Nicolas Philibert fue asistente de dirección de Allio en el rodaje de aquella película, una experiencia cinematográfica que el propio director ha reconocido como determinante para su concepción de la profesión de cineasta. Impulsado por la memoria de aquellos días, por su deuda con Allio y por el recuerdo de su propio padre, quien fuera también figurante ocasional de la película, Philibert emprende un asendereado viaje de regreso a Normandía para reencontrarse con los lugares y los protagonistas de aquel rodaje, protagonistas a los que el director filma con respetuosa y cálida cercanía humanista no tanto buscando la anécdota para el anal cinéfilo como ahondando, de manera digresiva y abierta siempre a lo azaroso (que se materializa en las propias derivas y huidas que va tomando la narración), a la singularidad de la pequeña biografía personal de cada uno, hilando la Historia (o lo que la literatura y el cine han convertido en Historia), la recreación y la representación de ésta (a través de ocasionales visitas al filme de Allio, a sus archivos o al texto de Foucault) y la realidad en un presente fílmico que funciona como palimpsesto de relatos múltiples y heterogéneos conectados de manera prodigiosa por el montaje polifónico de Philibert, maestro de ceremonias y parte indisoluble de lo contado.

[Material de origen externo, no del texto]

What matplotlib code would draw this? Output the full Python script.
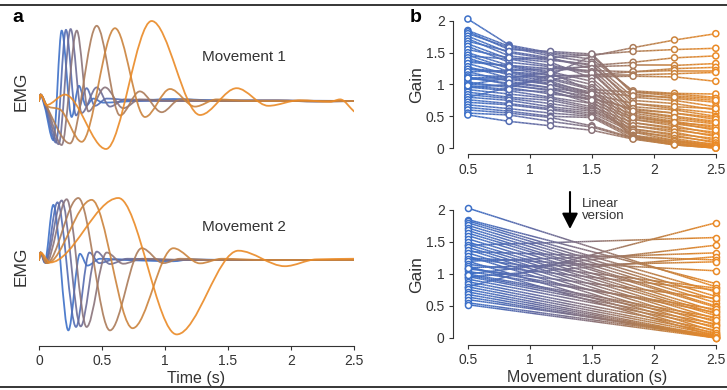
import numpy as np
import matplotlib.pyplot as plt
from matplotlib.path import Path
from matplotlib.patches import PathPatch
from matplotlib.collections import LineCollection
from matplotlib.colors import LinearSegmentedColormap, Normalize
from matplotlib.lines import Line2D

plt.rcParams['font.family'] = ['Liberation Sans', 'DejaVu Sans']

W, H = 727, 390

# EMG, movement 1: knots of each trace (time in s, amplitude in a.u.)
m1_t = [
    [0, 0.012, 0.045, 0.114, 0.18, 0.259, 0.317, 0.373, 0.431, 0.51, 0.75, 1.07, 1.33, 1.6, 2.5],
    [0, 0.012, 0.05, 0.135, 0.214, 0.294, 0.378, 0.444, 0.537, 0.8, 1.2, 2.5],
    [0, 0.012, 0.055, 0.156, 0.251, 0.339, 0.458, 0.563, 0.68, 1.0, 2.5],
    [0, 0.012, 0.06, 0.18, 0.30, 0.392, 0.524, 0.669, 0.80, 1.1, 1.9, 2.2, 2.5],
    [0, 0.012, 0.06, 0.246, 0.458, 0.643, 0.80, 0.974, 1.12, 1.4, 2.5],
    [0, 0.012, 0.07, 0.16, 0.339, 0.603, 0.841, 1.04, 1.238, 1.41, 1.7, 2.5],
    [0, 0.012, 0.06, 0.206, 0.532, 0.894, 1.278, 1.569, 1.82, 2.07, 2.31, 2.39, 2.5],
]
m1_v = [
    [0, 0.08, -0.07, -0.49, 0.88, -0.20, 0.19, -0.06, 0.03, -0.02, 0.0, 0.025, 0.01, 0.0, 0.0],
    [0, 0.08, -0.07, -0.52, 0.89, -0.18, 0.16, -0.06, 0.03, 0.0, 0.01, 0.0],
    [0, 0.08, -0.06, -0.54, 0.90, -0.15, 0.17, -0.07, 0.02, 0.0, 0.0],
    [0, 0.08, -0.06, -0.55, 0.88, -0.13, 0.17, -0.09, 0.02, 0.0, 0.01, -0.01, 0.0],
    [0, 0.08, -0.07, -0.53, 0.94, -0.18, 0.12, -0.14, 0.02, 0.0, 0.0],
    [0, 0.08, -0.07, -0.10, -0.51, 0.91, -0.20, 0.15, -0.07, 0.02, 0.0, 0.0],
    [0, 0.08, -0.05, 0.08, -0.60, 1.00, -0.175, 0.16, -0.06, 0.01, -0.01, 0.02, -0.13],
]

# EMG, movement 2
m2_t = [
    [0, 0.012, 0.045, 0.114, 0.233, 0.325, 0.384, 0.484, 0.7, 1.066, 1.2, 1.5, 2.5],
    [0, 0.012, 0.05, 0.146, 0.294, 0.40, 0.479, 0.6, 1.0, 2.5],
    [0, 0.012, 0.05, 0.18, 0.331, 0.458, 0.563, 0.7, 1.1, 2.5],
    [0, 0.012, 0.055, 0.22, 0.378, 0.537, 0.669, 0.82, 1.2, 2.5],
    [0, 0.012, 0.06, 0.312, 0.563, 0.815, 0.987, 1.12, 1.4, 2.5],
    [0, 0.012, 0.065, 0.418, 0.743, 1.066, 1.278, 1.45, 1.8, 2.5],
    [0, 0.012, 0.087, 0.63, 1.093, 1.582, 1.952, 2.2, 2.5],
]
m2_v = [
    [0, 0.12, -0.04, 0.89, -1.135, 0.10, -0.09, 0.02, 0.0, -0.02, 0.01, 0.0, 0.0],
    [0, 0.12, -0.04, 0.93, -1.08, 0.12, -0.05, 0.01, 0.0, 0.0],
    [0, 0.12, -0.04, 0.96, -1.07, 0.135, -0.065, 0.02, 0.0, 0.0],
    [0, 0.12, -0.05, 0.98, -1.08, 0.12, -0.06, 0.02, 0.0, 0.0],
    [0, 0.12, -0.05, 1.00, -1.135, 0.19, -0.05, 0.02, 0.0, 0.0],
    [0, 0.12, -0.05, 0.97, -1.10, 0.19, -0.054, 0.02, 0.0, 0.0],
    [0, 0.12, -0.04, 1.00, -1.20, 0.15, -0.10, 0.01, 0.02],
]

time_ticks = [0, 0.5, 1, 1.5, 2, 2.5]
time_labels = ['0', '0.5', '1', '1.5', '2', '2.5']

# gains per muscle for each movement duration
durations = [0.5, 0.833, 1.167, 1.5, 1.833, 2.167, 2.5]
dur_ticks = [0.5, 1, 1.5, 2, 2.5]
dur_labels = ['0.5', '1', '1.5', '2', '2.5']
gain_ticks = [0, 0.5, 1, 1.5, 2]
gain_labels = ['0', '0.5', '1', '1.5', '2']
gains = [
    [0.80, 0.95, 1.15, 1.45, 1.58, 1.70, 1.80],
    [1.45, 1.40, 1.42, 1.47, 1.52, 1.55, 1.57],
    [1.00, 1.10, 1.20, 1.30, 1.35, 1.42, 1.45],
    [1.20, 1.22, 1.25, 1.28, 1.30, 1.30, 1.33],
    [0.95, 1.00, 1.08, 1.15, 1.20, 1.25, 1.27],
    [1.35, 1.30, 1.25, 1.22, 1.20, 1.22, 1.22],
    [1.10, 1.12, 1.13, 1.15, 1.15, 1.17, 1.19],
    [1.25, 1.20, 1.15, 1.12, 1.13, 1.12, 1.05],
    [2.03, 1.62, 1.50, 1.45, 0.88, 0.85, 0.80],
    [1.85, 1.60, 1.48, 1.40, 0.90, 0.86, 0.85],
    [1.83, 1.55, 1.52, 1.48, 0.85, 0.78, 0.72],
    [1.80, 1.58, 1.45, 1.35, 0.80, 0.75, 0.65],
    [1.76, 1.50, 1.40, 1.30, 0.75, 0.70, 0.60],
    [1.72, 1.45, 1.38, 1.32, 0.70, 0.62, 0.55],
    [1.68, 1.52, 1.42, 1.25, 0.65, 0.60, 0.50],
    [1.64, 1.40, 1.30, 1.20, 0.60, 0.55, 0.48],
    [1.60, 1.35, 1.28, 1.18, 0.58, 0.50, 0.42],
    [1.55, 1.42, 1.35, 1.10, 0.55, 0.45, 0.38],
    [1.50, 1.30, 1.20, 1.05, 0.50, 0.40, 0.35],
    [1.46, 1.25, 1.15, 1.00, 0.45, 0.38, 0.30],
    [1.42, 1.20, 1.10, 0.95, 0.40, 0.32, 0.25],
    [1.38, 1.28, 1.18, 0.90, 0.35, 0.28, 0.20],
    [1.33, 1.15, 1.05, 0.85, 0.30, 0.22, 0.15],
    [1.28, 1.10, 1.00, 0.80, 0.25, 0.18, 0.10],
    [1.24, 1.18, 1.08, 0.92, 0.88, 0.82, 0.78],
    [1.20, 1.05, 0.95, 0.75, 0.20, 0.12, 0.06],
    [1.15, 1.12, 1.02, 0.88, 0.82, 0.80, 0.75],
    [1.12, 1.00, 0.90, 0.70, 0.18, 0.10, 0.03],
    [1.08, 1.08, 1.00, 0.85, 0.70, 0.65, 0.62],
    [1.04, 0.95, 0.85, 0.78, 0.62, 0.55, 0.45],
    [1.00, 0.98, 0.92, 0.80, 0.52, 0.42, 0.32],
    [0.96, 0.90, 0.80, 0.70, 0.45, 0.35, 0.22],
    [0.92, 0.85, 0.78, 0.65, 0.40, 0.30, 0.18],
    [0.88, 0.80, 0.75, 0.62, 0.35, 0.25, 0.12],
    [0.84, 0.78, 0.70, 0.60, 0.30, 0.20, 0.08],
    [0.80, 0.75, 0.65, 0.58, 0.28, 0.15, 0.05],
    [0.76, 0.70, 0.62, 0.55, 0.25, 0.12, 0.02],
    [0.72, 0.68, 0.60, 0.52, 0.20, 0.08, 0.01],
    [0.68, 0.62, 0.55, 0.50, 0.18, 0.06, 0.00],
    [0.64, 0.58, 0.50, 0.48, 0.15, 0.05, 0.00],
    [0.60, 0.55, 0.48, 0.35, 0.16, 0.10, 0.04],
    [0.55, 0.52, 0.42, 0.33, 0.15, 0.07, 0.02],
    [0.52, 0.42, 0.35, 0.28, 0.14, 0.05, 0.00],
    [1.10, 1.02, 0.95, 0.85, 0.58, 0.48, 0.40],
    [0.98, 0.92, 0.88, 0.75, 0.48, 0.40, 0.28],
]

grad = LinearSegmentedColormap.from_list(
    'dur', ['#3d70c8', '#5f6aa6', '#8a737a', '#bb7f48', '#ea8a26'])
norm = Normalize(0.5, 2.5)
ink = '#333333'


def smooth_path(t, v):
    # monotone cubic through the knots, written as Bezier segments
    t = np.asarray(t, float)
    v = np.asarray(v, float)
    h = np.diff(t)
    d = np.diff(v) / h
    m = np.zeros_like(v)
    m[0], m[-1] = d[0], d[-1]
    for i in range(1, len(v) - 1):
        if d[i - 1] * d[i] > 0:
            w1 = 2 * h[i] + h[i - 1]
            w2 = h[i] + 2 * h[i - 1]
            m[i] = (w1 + w2) / (w1 / d[i - 1] + w2 / d[i])
    verts = [(t[0], v[0])]
    for i in range(len(h)):
        verts += [(t[i] + h[i] / 3, v[i] + m[i] * h[i] / 3),
                  (t[i + 1] - h[i] / 3, v[i + 1] - m[i + 1] * h[i] / 3),
                  (t[i + 1], v[i + 1])]
    codes = [Path.MOVETO] + [Path.CURVE4] * (3 * len(h))
    return Path(verts, codes)


def px_axes(fig, left, top, right, bottom):
    return fig.add_axes([left / W, 1 - bottom / H, (right - left) / W, (bottom - top) / H])


def gradient_lines(x, y, n=30):
    # split each straight segment so the colour can follow the duration axis
    segs, cols = [], []
    for i in range(len(x) - 1):
        xs = np.linspace(x[i], x[i + 1], n + 1)
        ys = np.linspace(y[i], y[i + 1], n + 1)
        pts = np.column_stack([xs, ys])
        segs.extend(np.stack([pts[:-1], pts[1:]], axis=1))
        cols.extend(grad(norm((xs[:-1] + xs[1:]) / 2)))
    return segs, cols


fig = plt.figure(figsize=(W / 100, H / 100), dpi=100)

# ---- panel a: EMG traces ----
ax1 = px_axes(fig, 39, 13, 354, 157)
ax2 = px_axes(fig, 39, 185.6, 354, 346)
for ax, ts, vs in ((ax1, m1_t, m1_v), (ax2, m2_t, m2_v)):
    for k, (t, v) in enumerate(zip(ts, vs)):
        ax.add_patch(PathPatch(smooth_path(t, v), fill=False, edgecolor=grad(k / (len(ts) - 1)),
                               lw=1.3, alpha=0.9, joinstyle='round', capstyle='round'))
    ax.set_xlim(0, 2.5)
    for s in ax.spines.values():
        s.set_visible(False)
    ax.set_yticks([])
ax1.set_ylim(-0.7, 1.1)
ax1.set_xticks([])
ax2.set_ylim(-1.387, 1.2)
ax2.spines['bottom'].set_visible(True)
ax2.spines['bottom'].set_color(ink)
ax2.set_xticks(time_ticks, time_labels)
ax2.tick_params(axis='x', length=3, pad=3, colors=ink, labelsize=10)
ax2.set_xlabel('Time (s)', fontsize=11.5, color=ink, labelpad=2)

fig.text(21 / W, 1 - 91 / H, 'EMG', rotation=90, ha='center', va='center', fontsize=12.5, color=ink)
fig.text(21 / W, 1 - 266 / H, 'EMG', rotation=90, ha='center', va='center', fontsize=12.5, color=ink)
fig.text(202 / W, 1 - 57 / H, 'Movement 1', ha='left', va='center', fontsize=11, color=ink)
fig.text(202 / W, 1 - 227 / H, 'Movement 2', ha='left', va='center', fontsize=11, color=ink)

# ---- panel b: gains vs duration ----
ax3 = px_axes(fig, 453, 14.6, 722, 154.4)
ax4 = px_axes(fig, 453, 203.6, 722, 345)
x_all = np.array(durations)

segs, cols = [], []
for g in gains:
    s, c = gradient_lines(durations, g)
    segs += s
    cols += c
ax3.add_collection(LineCollection(segs, colors=cols, lw=1.1, zorder=2))
for g in gains:
    ax3.scatter(x_all, g, s=19, facecolors='white', edgecolors=grad(norm(x_all)), lw=1.1, zorder=3)

# linear version: straight from shortest to longest duration
first = [g[0] for g in gains]
last = [g[-1] for g in gains]
segs, cols = [], []
for a, b in zip(first, last):
    s, c = gradient_lines([durations[0], durations[-1]], [a, b], n=120)
    segs += s
    cols += c
ax4.add_collection(LineCollection(segs, colors=cols, lw=1.1, zorder=2))
ax4.scatter([durations[0]] * len(first), first, s=19, facecolors='white',
            edgecolors=grad(norm(durations[0])), lw=1.1, zorder=3)
ax4.scatter([durations[-1]] * len(last), last, s=19, facecolors='white',
            edgecolors=grad(norm(durations[-1])), lw=1.1, zorder=3)

for ax, lo in ((ax3, -0.1), (ax4, -0.11)):
    ax.set_xlim(0.38, 2.55)
    ax.set_ylim(lo, 2.1)
    ax.spines['top'].set_visible(False)
    ax.spines['right'].set_visible(False)
    ax.spines['left'].set_bounds(0, 2)
    ax.spines['bottom'].set_bounds(0.5, 2.5)
    ax.spines['left'].set_color(ink)
    ax.spines['bottom'].set_color(ink)
    ax.set_xticks(dur_ticks, dur_labels)
    ax.set_yticks(gain_ticks, gain_labels)
    ax.tick_params(length=3, pad=3, colors=ink, labelsize=10)
    ax.patch.set_visible(False)

fig.text(417 / W, 1 - 85 / H, 'Gain', rotation=90, ha='center', va='center', fontsize=12.5, color=ink)
fig.text(417 / W, 1 - 275 / H, 'Gain', rotation=90, ha='center', va='center', fontsize=12.5, color=ink)
ax4.set_xlabel('Movement duration (s)', fontsize=11.5, color=ink, labelpad=2)

# arrow between the two gain plots
fig.add_artist(plt.Annotation('', xy=(570 / W, 1 - 229 / H), xytext=(570 / W, 1 - 192 / H),
                              xycoords='figure fraction', textcoords='figure fraction',
                              arrowprops=dict(arrowstyle='-|>,head_length=0.47,head_width=0.24',
                                              mutation_scale=20, lw=1.5, color='black',
                                              shrinkA=0, shrinkB=0)))
fig.text(582 / W, 1 - 210 / H, 'Linear\nversion', ha='left', va='center', fontsize=9.5,
         color=ink, linespacing=1.1)

# panel letters and rules
fig.text(12 / W, 1 - 17 / H, 'a', fontsize=14, weight='bold', va='center', ha='left')
fig.text(410 / W, 1 - 17 / H, 'b', fontsize=14, weight='bold', va='center', ha='left')
fig.add_artist(Line2D([0, 1], [1 - 5 / H] * 2, color='black', lw=1.1, transform=fig.transFigure))
fig.add_artist(Line2D([0, 1], [1 - 387 / H] * 2, color='black', lw=1.1, transform=fig.transFigure))

fig.savefig('out.png', dpi=100)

Y es ahí donde Regreso a Normandía trasciende su aparente condición de documental antropológico o de reconstrucción para abrirse a un insondable juego de ecos y resonancias en el que se cruzan el paso del tiempo, las metáforas y los símbolos, la Historia colectiva y la historia individual, un documental que devuelve al cine su capacidad para embalsamar el tiempo, retomarlo y modelarlo de nuevo de acuerdo a la propia memoria, para hacer dialogar a los vivos con los muertos con un gesto de moviola o una furtiva mirada a cámara.